Exercise goal ▸
Give an exact copy of every line, leaving images out.

▼▼▼

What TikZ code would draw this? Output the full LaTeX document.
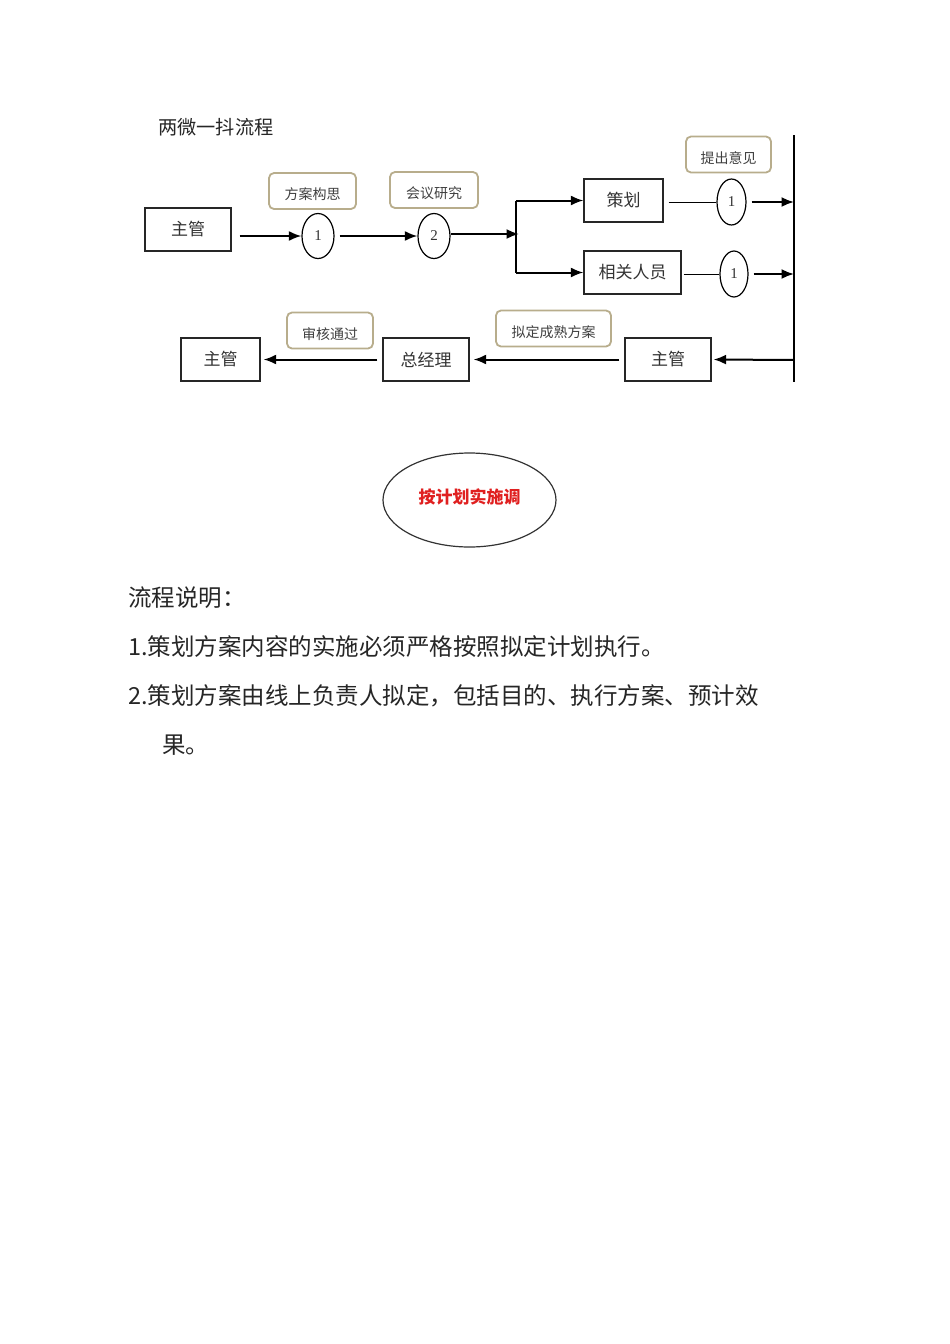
\documentclass[tikz,border=0pt]{standalone}
\usepackage{fontspec}
\setmainfont{Liberation Serif}
\newfontfamily\cjk{Noto Sans CJK SC}
\usetikzlibrary{arrows.meta,shapes.geometric}
\definecolor{tanline}{HTML}{B8AD8C}
\definecolor{redtxt}{HTML}{E02020}
\tikzset{
  box/.style={draw=black!85,line width=1.2pt,minimum height=43pt,inner sep=0pt,font=\cjk\fontsize{17}{17}\selectfont,text=black!80},
  lbl/.style={draw=tanline,line width=1.8pt,rounded corners=5pt,minimum height=36pt,inner sep=0pt,text height=17pt,text depth=0pt,font=\cjk\fontsize{14}{14}\selectfont,text=black!75},
  circ/.style={draw=black,ellipse,line width=1.2pt,inner sep=0pt,font=\fontsize{15}{15}\selectfont,text=black!80},
  arr/.style={line width=2pt,-{Latex[length=12.5pt,width=10pt]}},
  thin/.style={line width=1pt},
  body/.style={anchor=west,font=\cjk\fontsize{23.5}{23.5}\selectfont,text=black!85,inner sep=0pt}
}
\begin{document}
\begin{tikzpicture}[x=1pt,y=-1pt]
\useasboundingbox (0,0) rectangle (950,1344);
\fill[white] (0,0) rectangle (950,1344);
% title
\node[anchor=west,inner sep=0pt,font=\cjk\fontsize{19.2}{19.2}\selectfont,text=black!85] (title) at (158,127) {两微一抖流程};
% top row
\node[box,minimum width=86pt] (zg1) at (188,229.5) {主管};
\node[circ,minimum width=32pt,minimum height=45pt] (c1) at (318,236) {1};
\node[lbl,minimum width=87pt] (l1) at (312.5,191) {方案构思};
\node[circ,minimum width=32pt,minimum height=45pt] (c2) at (434,236) {2};
\node[lbl,minimum width=88pt] (l2) at (434,190) {会议研究};
\coordinate (br) at (516,234);
\node[box,minimum width=79pt] (ch) at (623.5,200.5) {策划};
\node[box,minimum width=97pt] (xg) at (632.5,272.5) {相关人员};
\node[circ,minimum width=29pt,minimum height=46pt] (c3) at (731.5,202) {1};
\node[lbl,minimum width=85pt] (l3) at (728.5,154.5) {提出意见};
\node[circ,minimum width=28pt,minimum height=46pt] (c4) at (734,274) {1};
\coordinate (vt) at (794,135);
\coordinate (vb) at (794,382);
\coordinate (v1) at (794,202);
\coordinate (v2) at (794,274);
\coordinate (v3) at (794,360);
% bottom row
\node[box,minimum width=86pt] (zg2) at (668,359.5) {主管};
\node[box,minimum width=86pt] (zjl) at (426,359.5) {总经理};
\node[box,minimum width=79pt] (zg3) at (220.5,359.5) {主管};
\node[lbl,minimum width=115pt] (l4) at (553.5,328.5) {拟定成熟方案};
\node[lbl,minimum width=86pt] (l5) at (330,330.5) {审核通过};
% connectors
\draw[arr] (c1.west -| zg1.east) ++(8,0) -- (c1.west);
\draw[arr] (c1.east) ++(5,0) -- (c2.west);
\draw[line width=2pt] (c2.east) ++(0,-2) -- (br);
\draw[arr] (c2.east) ++(2,-2) -- ([xshift=3pt]br);
\draw[line width=2pt] (br |- ch.west) -- (br |- xg.west);
\draw[arr] (br |- ch.west) -- (ch.west);
\draw[arr] (br |- xg.west) -- (xg.west);
\draw[thin] ([xshift=5pt]ch.east |- c3) -- (c3.west);
\draw[arr] ([xshift=5pt]c3.east) -- (v1);
\draw[thin] ([xshift=2pt]xg.east |- c4) -- (c4.west);
\draw[arr] ([xshift=5pt]c4.east) -- (v2);
\draw[line width=1.5pt] (vt) -- (vb);
\draw[arr] (v3) -- ([xshift=2pt]zg2.east);
\draw[arr] ([xshift=-5pt]zg2.west) -- ([xshift=4pt]zjl.east);
\draw[arr] ([xshift=-5pt]zjl.west) -- ([xshift=3pt]zg3.east);
% ellipse
\node[draw=black!80,ellipse,line width=1.2pt,minimum width=173pt,minimum height=94pt,inner sep=0pt,text height=10pt,text depth=4pt,text=redtxt,font=\cjk\bfseries\fontsize{17}{17}\selectfont] (el) at (469.5,500) {按计划实施调};
% body text
\node[body] (b0) at (128,598) {流程说明：};
\node[body] (b1) at (128,647) {1.策划方案内容的实施必须严格按照拟定计划执行。};
\node[body] (b2) at (128,696) {2.策划方案由线上负责人拟定，包括目的、执行方案、预计效};
\node[body] (b3) at (162,745) {果。};
\end{tikzpicture}
\end{document}
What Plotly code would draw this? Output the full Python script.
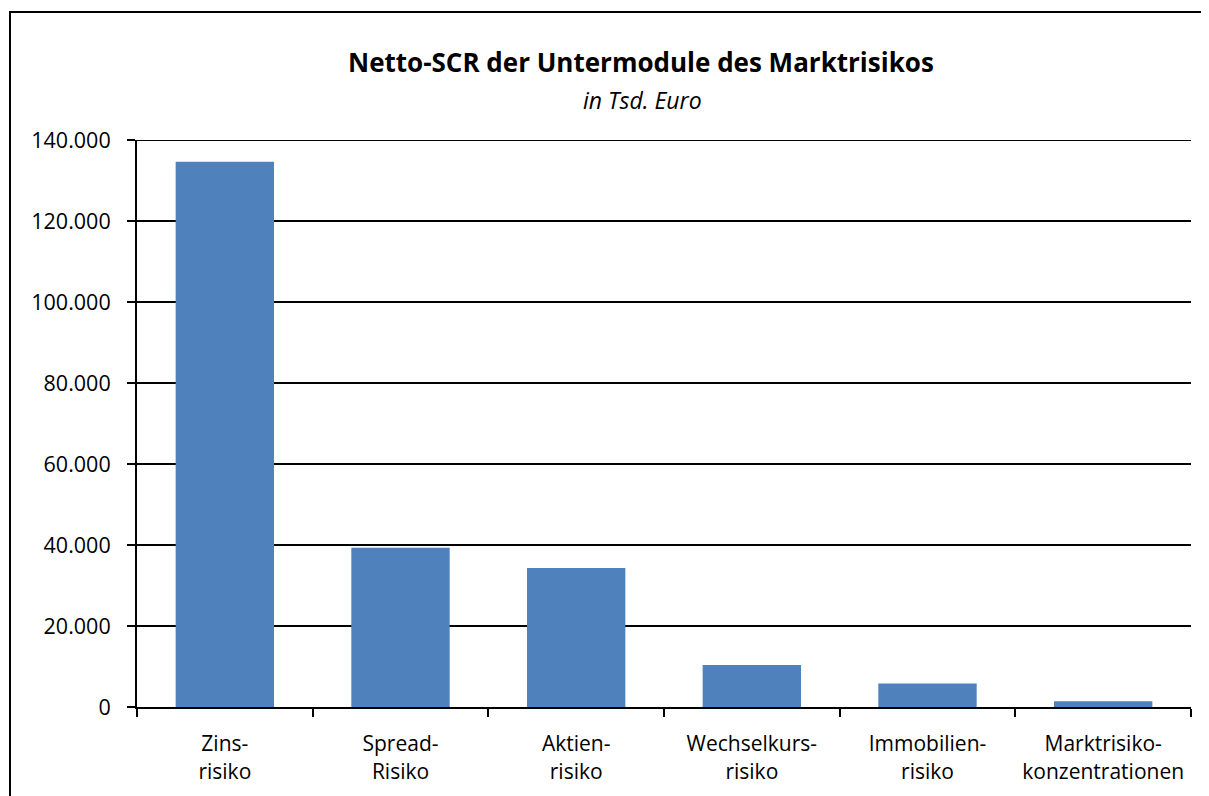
import plotly.graph_objects as go

categories = ["Zins-<br>risiko", "Spread-<br>Risiko", "Aktien-<br>risiko",
              "Wechselkurs-<br>risiko", "Immobilien-<br>risiko", "Marktrisiko-<br>konzentrationen"]
values = [134600, 39300, 34300, 10400, 5800, 1400]
y_ticks = [0, 20000, 40000, 60000, 80000, 100000, 120000, 140000]
y_max = 140000

FONT = "Open Sans"

fig = go.Figure(go.Bar(
    x=categories, y=values,
    marker=dict(color="#4F81BD", line=dict(width=0)),
    hoverinfo="x+y",
))

# page body has an 8px margin, so figure coords = screen coords - 8
W, H = 1201, 788
L, T = 129, 132
PR, PB = 1183, 699
R, B = W - PR, H - PB
pw, ph = PR - L, PB - T

def px_x(x):
    return (x - L) / pw

def px_y(y):
    return (PB - y) / ph

fig.update_layout(
    width=W, height=H,
    margin=dict(l=L, r=R, t=T, b=B, pad=0),
    paper_bgcolor="white", plot_bgcolor="white",
    separators=",.",
    bargap=0.44,
    showlegend=False,
    font=dict(family=FONT, color="black", size=21),
    xaxis=dict(
        showline=True, linecolor="black", linewidth=2,
        ticks="outside", tickson="boundaries", ticklen=8, tickwidth=2, tickcolor="black",
        tickfont=dict(family=FONT, size=21, color="black"),
        ticklabelstandoff=17,
        showgrid=False,
    ),
    yaxis=dict(
        range=[0, y_max], tickvals=y_ticks, tickformat=",d",
        showline=True, linecolor="black", linewidth=2,
        ticks="outside", ticklen=8, tickwidth=2, tickcolor="black",
        ticklabelstandoff=12,
        showgrid=True, gridcolor="black", gridwidth=1.5,
        zeroline=False,
        tickfont=dict(family=FONT, size=21.5, color="black"),
    ),
    annotations=[
        dict(text="<b>Netto-SCR der Untermodule des Marktrisikos</b>",
             xref="paper", yref="paper", x=px_x(633), y=px_y(54),
             xanchor="center", yanchor="middle", showarrow=False,
             font=dict(family=FONT, size=26, color="black")),
        dict(text="<i>in Tsd. Euro</i>",
             xref="paper", yref="paper", x=px_x(634), y=px_y(92),
             xanchor="center", yanchor="middle", showarrow=False,
             font=dict(family=FONT, size=23, color="black")),
    ],
    shapes=[
        dict(type="line", xref="paper", yref="y", x0=0, x1=1, y0=y_max, y1=y_max,
             line=dict(color="black", width=2), layer="above"),
        dict(type="rect", xref="paper", yref="paper", layer="below",
             x0=px_x(2), x1=px_x(W + 20), y0=px_y(H + 20), y1=px_y(4),
             line=dict(color="black", width=2), fillcolor="rgba(0,0,0,0)"),
    ],
)

fig.write_html("out.html")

▲▲▲

Full output ▸
What TikZ code would draw this? Output the full LaTeX document.
\documentclass[tikz,border=0pt]{standalone}
\usepackage{fontspec}
\setmainfont{Liberation Serif}
\newfontfamily\cjk{Noto Sans CJK SC}
\usetikzlibrary{arrows.meta,shapes.geometric}
\definecolor{tanline}{HTML}{B8AD8C}
\definecolor{redtxt}{HTML}{E02020}
\tikzset{
  box/.style={draw=black!85,line width=1.2pt,minimum height=43pt,inner sep=0pt,font=\cjk\fontsize{17}{17}\selectfont,text=black!80},
  lbl/.style={draw=tanline,line width=1.8pt,rounded corners=5pt,minimum height=36pt,inner sep=0pt,text height=17pt,text depth=0pt,font=\cjk\fontsize{14}{14}\selectfont,text=black!75},
  circ/.style={draw=black,ellipse,line width=1.2pt,inner sep=0pt,font=\fontsize{15}{15}\selectfont,text=black!80},
  arr/.style={line width=2pt,-{Latex[length=12.5pt,width=10pt]}},
  thin/.style={line width=1pt},
  body/.style={anchor=west,font=\cjk\fontsize{23.5}{23.5}\selectfont,text=black!85,inner sep=0pt}
}
\begin{document}
\begin{tikzpicture}[x=1pt,y=-1pt]
\useasboundingbox (0,0) rectangle (950,1344);
\fill[white] (0,0) rectangle (950,1344);
% title
\node[anchor=west,inner sep=0pt,font=\cjk\fontsize{19.2}{19.2}\selectfont,text=black!85] (title) at (158,127) {两微一抖流程};
% top row
\node[box,minimum width=86pt] (zg1) at (188,229.5) {主管};
\node[circ,minimum width=32pt,minimum height=45pt] (c1) at (318,236) {1};
\node[lbl,minimum width=87pt] (l1) at (312.5,191) {方案构思};
\node[circ,minimum width=32pt,minimum height=45pt] (c2) at (434,236) {2};
\node[lbl,minimum width=88pt] (l2) at (434,190) {会议研究};
\coordinate (br) at (516,234);
\node[box,minimum width=79pt] (ch) at (623.5,200.5) {策划};
\node[box,minimum width=97pt] (xg) at (632.5,272.5) {相关人员};
\node[circ,minimum width=29pt,minimum height=46pt] (c3) at (731.5,202) {1};
\node[lbl,minimum width=85pt] (l3) at (728.5,154.5) {提出意见};
\node[circ,minimum width=28pt,minimum height=46pt] (c4) at (734,274) {1};
\coordinate (vt) at (794,135);
\coordinate (vb) at (794,382);
\coordinate (v1) at (794,202);
\coordinate (v2) at (794,274);
\coordinate (v3) at (794,360);
% bottom row
\node[box,minimum width=86pt] (zg2) at (668,359.5) {主管};
\node[box,minimum width=86pt] (zjl) at (426,359.5) {总经理};
\node[box,minimum width=79pt] (zg3) at (220.5,359.5) {主管};
\node[lbl,minimum width=115pt] (l4) at (553.5,328.5) {拟定成熟方案};
\node[lbl,minimum width=86pt] (l5) at (330,330.5) {审核通过};
% connectors
\draw[arr] (c1.west -| zg1.east) ++(8,0) -- (c1.west);
\draw[arr] (c1.east) ++(5,0) -- (c2.west);
\draw[line width=2pt] (c2.east) ++(0,-2) -- (br);
\draw[arr] (c2.east) ++(2,-2) -- ([xshift=3pt]br);
\draw[line width=2pt] (br |- ch.west) -- (br |- xg.west);
\draw[arr] (br |- ch.west) -- (ch.west);
\draw[arr] (br |- xg.west) -- (xg.west);
\draw[thin] ([xshift=5pt]ch.east |- c3) -- (c3.west);
\draw[arr] ([xshift=5pt]c3.east) -- (v1);
\draw[thin] ([xshift=2pt]xg.east |- c4) -- (c4.west);
\draw[arr] ([xshift=5pt]c4.east) -- (v2);
\draw[line width=1.5pt] (vt) -- (vb);
\draw[arr] (v3) -- ([xshift=2pt]zg2.east);
\draw[arr] ([xshift=-5pt]zg2.west) -- ([xshift=4pt]zjl.east);
\draw[arr] ([xshift=-5pt]zjl.west) -- ([xshift=3pt]zg3.east);
% ellipse
\node[draw=black!80,ellipse,line width=1.2pt,minimum width=173pt,minimum height=94pt,inner sep=0pt,text height=10pt,text depth=4pt,text=redtxt,font=\cjk\bfseries\fontsize{17}{17}\selectfont] (el) at (469.5,500) {按计划实施调};
% body text
\node[body] (b0) at (128,598) {流程说明：};
\node[body] (b1) at (128,647) {1.策划方案内容的实施必须严格按照拟定计划执行。};
\node[body] (b2) at (128,696) {2.策划方案由线上负责人拟定，包括目的、执行方案、预计效};
\node[body] (b3) at (162,745) {果。};
\end{tikzpicture}
\end{document}
What Plotly code would draw this? Output the full Python script.
import plotly.graph_objects as go

categories = ["Zins-<br>risiko", "Spread-<br>Risiko", "Aktien-<br>risiko",
              "Wechselkurs-<br>risiko", "Immobilien-<br>risiko", "Marktrisiko-<br>konzentrationen"]
values = [134600, 39300, 34300, 10400, 5800, 1400]
y_ticks = [0, 20000, 40000, 60000, 80000, 100000, 120000, 140000]
y_max = 140000

FONT = "Open Sans"

fig = go.Figure(go.Bar(
    x=categories, y=values,
    marker=dict(color="#4F81BD", line=dict(width=0)),
    hoverinfo="x+y",
))

# page body has an 8px margin, so figure coords = screen coords - 8
W, H = 1201, 788
L, T = 129, 132
PR, PB = 1183, 699
R, B = W - PR, H - PB
pw, ph = PR - L, PB - T

def px_x(x):
    return (x - L) / pw

def px_y(y):
    return (PB - y) / ph

fig.update_layout(
    width=W, height=H,
    margin=dict(l=L, r=R, t=T, b=B, pad=0),
    paper_bgcolor="white", plot_bgcolor="white",
    separators=",.",
    bargap=0.44,
    showlegend=False,
    font=dict(family=FONT, color="black", size=21),
    xaxis=dict(
        showline=True, linecolor="black", linewidth=2,
        ticks="outside", tickson="boundaries", ticklen=8, tickwidth=2, tickcolor="black",
        tickfont=dict(family=FONT, size=21, color="black"),
        ticklabelstandoff=17,
        showgrid=False,
    ),
    yaxis=dict(
        range=[0, y_max], tickvals=y_ticks, tickformat=",d",
        showline=True, linecolor="black", linewidth=2,
        ticks="outside", ticklen=8, tickwidth=2, tickcolor="black",
        ticklabelstandoff=12,
        showgrid=True, gridcolor="black", gridwidth=1.5,
        zeroline=False,
        tickfont=dict(family=FONT, size=21.5, color="black"),
    ),
    annotations=[
        dict(text="<b>Netto-SCR der Untermodule des Marktrisikos</b>",
             xref="paper", yref="paper", x=px_x(633), y=px_y(54),
             xanchor="center", yanchor="middle", showarrow=False,
             font=dict(family=FONT, size=26, color="black")),
        dict(text="<i>in Tsd. Euro</i>",
             xref="paper", yref="paper", x=px_x(634), y=px_y(92),
             xanchor="center", yanchor="middle", showarrow=False,
             font=dict(family=FONT, size=23, color="black")),
    ],
    shapes=[
        dict(type="line", xref="paper", yref="y", x0=0, x1=1, y0=y_max, y1=y_max,
             line=dict(color="black", width=2), layer="above"),
        dict(type="rect", xref="paper", yref="paper", layer="below",
             x0=px_x(2), x1=px_x(W + 20), y0=px_y(H + 20), y1=px_y(4),
             line=dict(color="black", width=2), fillcolor="rgba(0,0,0,0)"),
    ],
)

fig.write_html("out.html")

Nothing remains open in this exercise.